Data provided =
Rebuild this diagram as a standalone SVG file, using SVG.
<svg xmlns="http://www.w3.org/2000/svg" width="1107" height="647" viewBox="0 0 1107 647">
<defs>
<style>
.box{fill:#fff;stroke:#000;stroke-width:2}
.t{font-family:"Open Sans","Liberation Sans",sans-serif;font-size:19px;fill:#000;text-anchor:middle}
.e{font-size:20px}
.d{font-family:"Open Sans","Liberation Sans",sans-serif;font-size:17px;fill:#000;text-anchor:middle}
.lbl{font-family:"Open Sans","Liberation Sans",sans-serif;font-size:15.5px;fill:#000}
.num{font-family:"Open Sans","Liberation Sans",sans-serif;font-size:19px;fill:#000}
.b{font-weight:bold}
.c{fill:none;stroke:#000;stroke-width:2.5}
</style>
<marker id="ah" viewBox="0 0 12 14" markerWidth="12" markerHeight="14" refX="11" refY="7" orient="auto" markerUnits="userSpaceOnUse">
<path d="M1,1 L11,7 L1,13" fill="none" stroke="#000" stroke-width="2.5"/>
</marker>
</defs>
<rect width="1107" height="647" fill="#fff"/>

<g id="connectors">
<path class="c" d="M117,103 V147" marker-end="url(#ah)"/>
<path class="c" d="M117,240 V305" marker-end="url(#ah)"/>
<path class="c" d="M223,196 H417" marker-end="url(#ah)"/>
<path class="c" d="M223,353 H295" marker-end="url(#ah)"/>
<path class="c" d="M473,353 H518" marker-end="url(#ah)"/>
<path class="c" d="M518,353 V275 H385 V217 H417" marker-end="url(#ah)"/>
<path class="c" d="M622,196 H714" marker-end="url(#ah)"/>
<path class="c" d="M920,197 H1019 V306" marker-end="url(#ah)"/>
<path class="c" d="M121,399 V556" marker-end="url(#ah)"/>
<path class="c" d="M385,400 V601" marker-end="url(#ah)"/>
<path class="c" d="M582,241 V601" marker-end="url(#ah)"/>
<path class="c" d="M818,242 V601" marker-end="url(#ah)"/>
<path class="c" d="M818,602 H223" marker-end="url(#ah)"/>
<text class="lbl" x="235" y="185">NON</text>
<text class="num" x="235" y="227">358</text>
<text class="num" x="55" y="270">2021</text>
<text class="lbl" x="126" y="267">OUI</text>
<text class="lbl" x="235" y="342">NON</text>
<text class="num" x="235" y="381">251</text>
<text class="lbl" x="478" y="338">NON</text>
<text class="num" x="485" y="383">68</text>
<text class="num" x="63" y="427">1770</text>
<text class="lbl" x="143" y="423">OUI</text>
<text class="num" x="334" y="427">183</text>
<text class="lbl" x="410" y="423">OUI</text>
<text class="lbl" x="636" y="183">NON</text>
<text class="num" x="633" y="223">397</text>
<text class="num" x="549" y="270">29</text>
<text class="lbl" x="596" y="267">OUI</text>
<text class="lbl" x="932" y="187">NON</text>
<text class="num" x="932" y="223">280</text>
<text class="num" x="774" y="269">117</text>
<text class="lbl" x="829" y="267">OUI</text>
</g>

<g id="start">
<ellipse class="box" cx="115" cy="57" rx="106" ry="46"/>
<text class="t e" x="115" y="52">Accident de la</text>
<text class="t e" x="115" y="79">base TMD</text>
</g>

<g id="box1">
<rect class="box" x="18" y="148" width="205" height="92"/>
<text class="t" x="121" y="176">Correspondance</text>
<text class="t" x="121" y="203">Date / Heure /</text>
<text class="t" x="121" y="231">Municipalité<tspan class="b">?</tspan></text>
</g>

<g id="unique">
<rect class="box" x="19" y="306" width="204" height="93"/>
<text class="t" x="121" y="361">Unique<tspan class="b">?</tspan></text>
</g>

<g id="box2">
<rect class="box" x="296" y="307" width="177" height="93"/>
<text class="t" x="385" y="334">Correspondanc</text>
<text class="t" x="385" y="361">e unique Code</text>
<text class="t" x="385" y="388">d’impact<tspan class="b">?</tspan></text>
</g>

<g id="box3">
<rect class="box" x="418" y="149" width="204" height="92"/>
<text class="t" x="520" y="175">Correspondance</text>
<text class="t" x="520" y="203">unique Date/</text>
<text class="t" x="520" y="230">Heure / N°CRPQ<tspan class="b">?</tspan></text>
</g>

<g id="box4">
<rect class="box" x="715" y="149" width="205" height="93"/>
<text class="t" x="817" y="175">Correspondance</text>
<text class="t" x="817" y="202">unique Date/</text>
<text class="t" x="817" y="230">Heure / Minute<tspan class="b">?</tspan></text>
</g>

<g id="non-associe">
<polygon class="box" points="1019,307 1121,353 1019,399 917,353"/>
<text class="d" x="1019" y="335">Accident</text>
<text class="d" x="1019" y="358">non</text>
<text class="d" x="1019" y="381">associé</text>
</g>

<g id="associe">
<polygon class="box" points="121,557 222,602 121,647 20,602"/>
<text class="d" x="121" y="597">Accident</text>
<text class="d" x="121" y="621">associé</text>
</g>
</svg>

--

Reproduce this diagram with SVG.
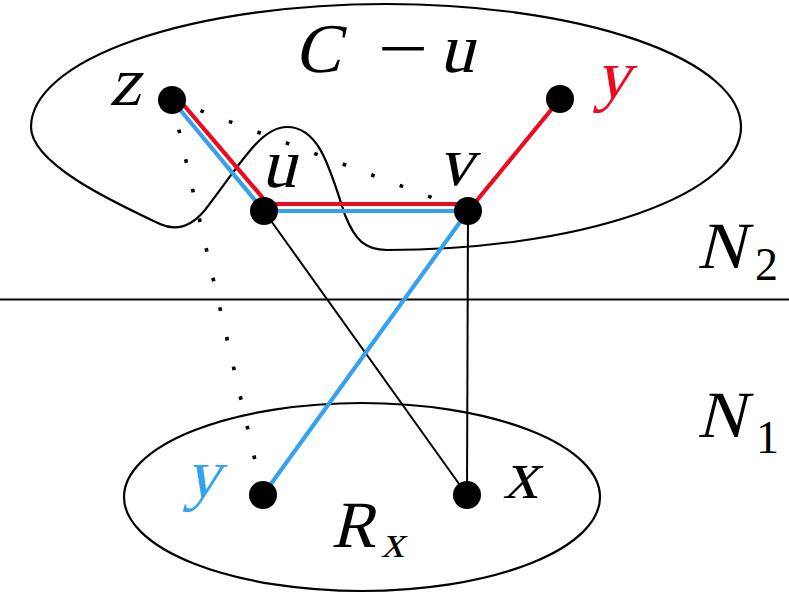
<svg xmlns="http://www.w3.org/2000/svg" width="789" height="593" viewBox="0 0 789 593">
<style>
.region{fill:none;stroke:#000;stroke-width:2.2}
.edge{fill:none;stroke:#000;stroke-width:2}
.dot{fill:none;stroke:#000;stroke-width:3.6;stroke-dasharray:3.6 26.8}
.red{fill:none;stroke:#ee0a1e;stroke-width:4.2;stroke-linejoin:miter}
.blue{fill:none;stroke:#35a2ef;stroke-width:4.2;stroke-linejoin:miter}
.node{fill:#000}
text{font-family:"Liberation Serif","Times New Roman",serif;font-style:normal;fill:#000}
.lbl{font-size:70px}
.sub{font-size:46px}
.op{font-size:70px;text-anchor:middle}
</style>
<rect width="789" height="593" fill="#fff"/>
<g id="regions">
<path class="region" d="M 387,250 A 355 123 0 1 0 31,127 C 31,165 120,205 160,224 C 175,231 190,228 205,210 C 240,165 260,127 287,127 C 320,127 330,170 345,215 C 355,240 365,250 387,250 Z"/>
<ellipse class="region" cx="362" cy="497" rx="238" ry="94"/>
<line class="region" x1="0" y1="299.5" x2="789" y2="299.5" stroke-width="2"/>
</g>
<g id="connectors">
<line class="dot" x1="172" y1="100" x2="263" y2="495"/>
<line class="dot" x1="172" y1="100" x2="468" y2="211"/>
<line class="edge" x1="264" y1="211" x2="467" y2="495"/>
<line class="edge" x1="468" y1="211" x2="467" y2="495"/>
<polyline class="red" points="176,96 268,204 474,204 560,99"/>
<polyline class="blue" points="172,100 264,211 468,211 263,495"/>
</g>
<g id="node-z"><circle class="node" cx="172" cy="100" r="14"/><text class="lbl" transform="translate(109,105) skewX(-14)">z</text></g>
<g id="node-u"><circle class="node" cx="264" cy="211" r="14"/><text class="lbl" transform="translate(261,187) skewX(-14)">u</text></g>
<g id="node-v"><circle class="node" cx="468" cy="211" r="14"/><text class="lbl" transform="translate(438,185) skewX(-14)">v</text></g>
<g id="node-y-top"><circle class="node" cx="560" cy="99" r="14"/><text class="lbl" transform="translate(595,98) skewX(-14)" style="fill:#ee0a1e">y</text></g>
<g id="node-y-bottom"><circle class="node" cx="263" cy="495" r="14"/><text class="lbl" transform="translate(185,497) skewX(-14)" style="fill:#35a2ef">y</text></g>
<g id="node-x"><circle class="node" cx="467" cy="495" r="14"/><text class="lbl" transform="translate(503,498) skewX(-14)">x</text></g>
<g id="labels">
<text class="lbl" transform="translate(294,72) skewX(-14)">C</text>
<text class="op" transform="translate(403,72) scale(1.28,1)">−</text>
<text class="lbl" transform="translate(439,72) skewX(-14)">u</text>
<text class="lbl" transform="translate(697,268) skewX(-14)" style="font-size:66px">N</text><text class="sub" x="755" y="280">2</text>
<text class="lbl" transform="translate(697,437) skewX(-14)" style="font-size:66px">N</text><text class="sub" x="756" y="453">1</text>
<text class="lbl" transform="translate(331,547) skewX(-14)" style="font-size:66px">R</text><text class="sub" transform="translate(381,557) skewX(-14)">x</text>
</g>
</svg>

* * *

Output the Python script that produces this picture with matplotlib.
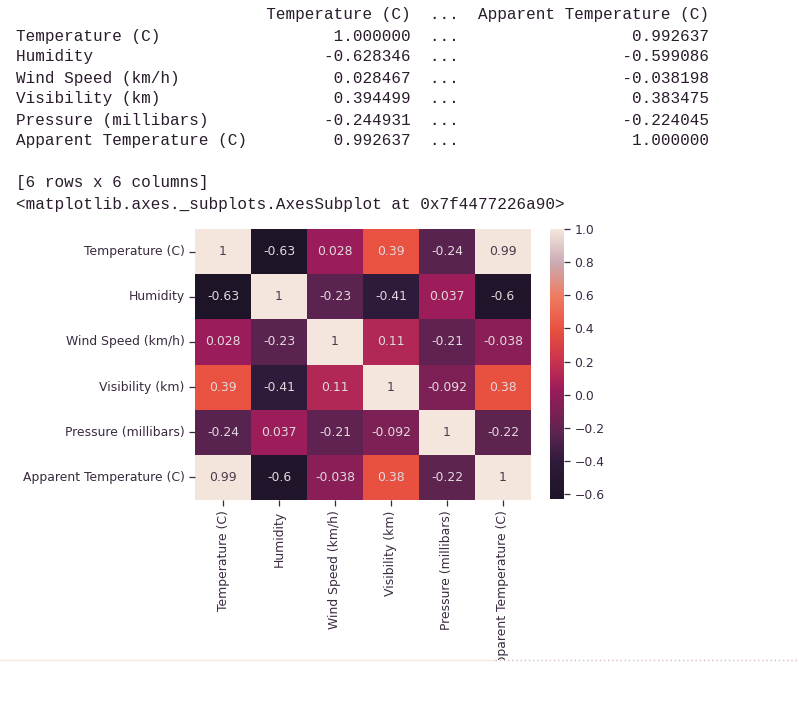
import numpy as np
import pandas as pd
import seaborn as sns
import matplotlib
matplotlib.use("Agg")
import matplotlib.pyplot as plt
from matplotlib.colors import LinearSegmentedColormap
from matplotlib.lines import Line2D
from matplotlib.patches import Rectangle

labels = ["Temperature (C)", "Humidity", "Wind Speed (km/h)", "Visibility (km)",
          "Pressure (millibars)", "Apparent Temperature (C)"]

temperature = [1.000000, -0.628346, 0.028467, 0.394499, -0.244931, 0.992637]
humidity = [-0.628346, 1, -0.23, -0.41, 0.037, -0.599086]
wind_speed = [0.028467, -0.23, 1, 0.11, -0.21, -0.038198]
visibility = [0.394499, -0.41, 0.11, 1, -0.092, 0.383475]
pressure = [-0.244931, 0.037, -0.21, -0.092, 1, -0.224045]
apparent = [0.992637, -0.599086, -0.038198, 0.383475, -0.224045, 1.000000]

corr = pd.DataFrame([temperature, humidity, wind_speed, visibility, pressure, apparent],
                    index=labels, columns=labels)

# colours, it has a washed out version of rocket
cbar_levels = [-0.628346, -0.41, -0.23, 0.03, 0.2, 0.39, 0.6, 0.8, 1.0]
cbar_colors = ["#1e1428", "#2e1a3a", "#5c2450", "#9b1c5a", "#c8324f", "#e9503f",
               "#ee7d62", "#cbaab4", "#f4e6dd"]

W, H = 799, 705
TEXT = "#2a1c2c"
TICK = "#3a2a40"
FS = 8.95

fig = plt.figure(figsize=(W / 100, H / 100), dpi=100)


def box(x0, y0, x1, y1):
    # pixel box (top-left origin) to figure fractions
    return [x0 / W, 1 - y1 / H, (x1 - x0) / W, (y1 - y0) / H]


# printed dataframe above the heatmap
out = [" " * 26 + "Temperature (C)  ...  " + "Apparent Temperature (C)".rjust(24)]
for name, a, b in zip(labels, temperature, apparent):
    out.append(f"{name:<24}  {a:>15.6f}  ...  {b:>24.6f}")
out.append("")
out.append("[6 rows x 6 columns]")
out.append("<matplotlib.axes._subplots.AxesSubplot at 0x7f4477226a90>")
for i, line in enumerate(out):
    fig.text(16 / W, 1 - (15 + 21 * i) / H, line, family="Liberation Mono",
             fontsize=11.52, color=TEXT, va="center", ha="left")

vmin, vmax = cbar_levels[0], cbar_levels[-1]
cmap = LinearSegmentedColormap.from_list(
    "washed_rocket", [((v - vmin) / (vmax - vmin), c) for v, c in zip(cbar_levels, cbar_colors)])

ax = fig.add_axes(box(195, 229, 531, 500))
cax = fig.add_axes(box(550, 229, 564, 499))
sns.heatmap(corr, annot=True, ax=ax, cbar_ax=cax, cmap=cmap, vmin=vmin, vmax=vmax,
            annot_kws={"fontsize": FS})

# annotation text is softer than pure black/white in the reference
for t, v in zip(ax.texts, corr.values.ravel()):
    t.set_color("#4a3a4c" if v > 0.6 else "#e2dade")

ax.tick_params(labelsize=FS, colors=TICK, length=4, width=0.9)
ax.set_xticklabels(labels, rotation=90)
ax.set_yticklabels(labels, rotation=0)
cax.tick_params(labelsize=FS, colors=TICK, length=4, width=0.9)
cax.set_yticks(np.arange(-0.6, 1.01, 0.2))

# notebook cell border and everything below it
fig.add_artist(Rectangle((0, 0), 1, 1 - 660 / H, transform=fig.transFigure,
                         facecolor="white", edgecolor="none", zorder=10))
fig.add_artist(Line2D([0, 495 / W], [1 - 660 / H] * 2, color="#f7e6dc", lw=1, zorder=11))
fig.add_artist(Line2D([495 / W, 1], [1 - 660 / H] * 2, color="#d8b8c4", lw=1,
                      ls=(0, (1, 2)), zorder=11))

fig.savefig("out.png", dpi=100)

Stated task = The first line to give again is the one with "Output the Python", and the last is the one with "0.383475, -0.224045, 1.000000]". Repeat them and everything between exactly, minus the pictures.

Reply to the exercise =
Output the Python script that produces this picture with matplotlib.
import numpy as np
import pandas as pd
import seaborn as sns
import matplotlib
matplotlib.use("Agg")
import matplotlib.pyplot as plt
from matplotlib.colors import LinearSegmentedColormap
from matplotlib.lines import Line2D
from matplotlib.patches import Rectangle

labels = ["Temperature (C)", "Humidity", "Wind Speed (km/h)", "Visibility (km)",
          "Pressure (millibars)", "Apparent Temperature (C)"]

temperature = [1.000000, -0.628346, 0.028467, 0.394499, -0.244931, 0.992637]
humidity = [-0.628346, 1, -0.23, -0.41, 0.037, -0.599086]
wind_speed = [0.028467, -0.23, 1, 0.11, -0.21, -0.038198]
visibility = [0.394499, -0.41, 0.11, 1, -0.092, 0.383475]
pressure = [-0.244931, 0.037, -0.21, -0.092, 1, -0.224045]
apparent = [0.992637, -0.599086, -0.038198, 0.383475, -0.224045, 1.000000]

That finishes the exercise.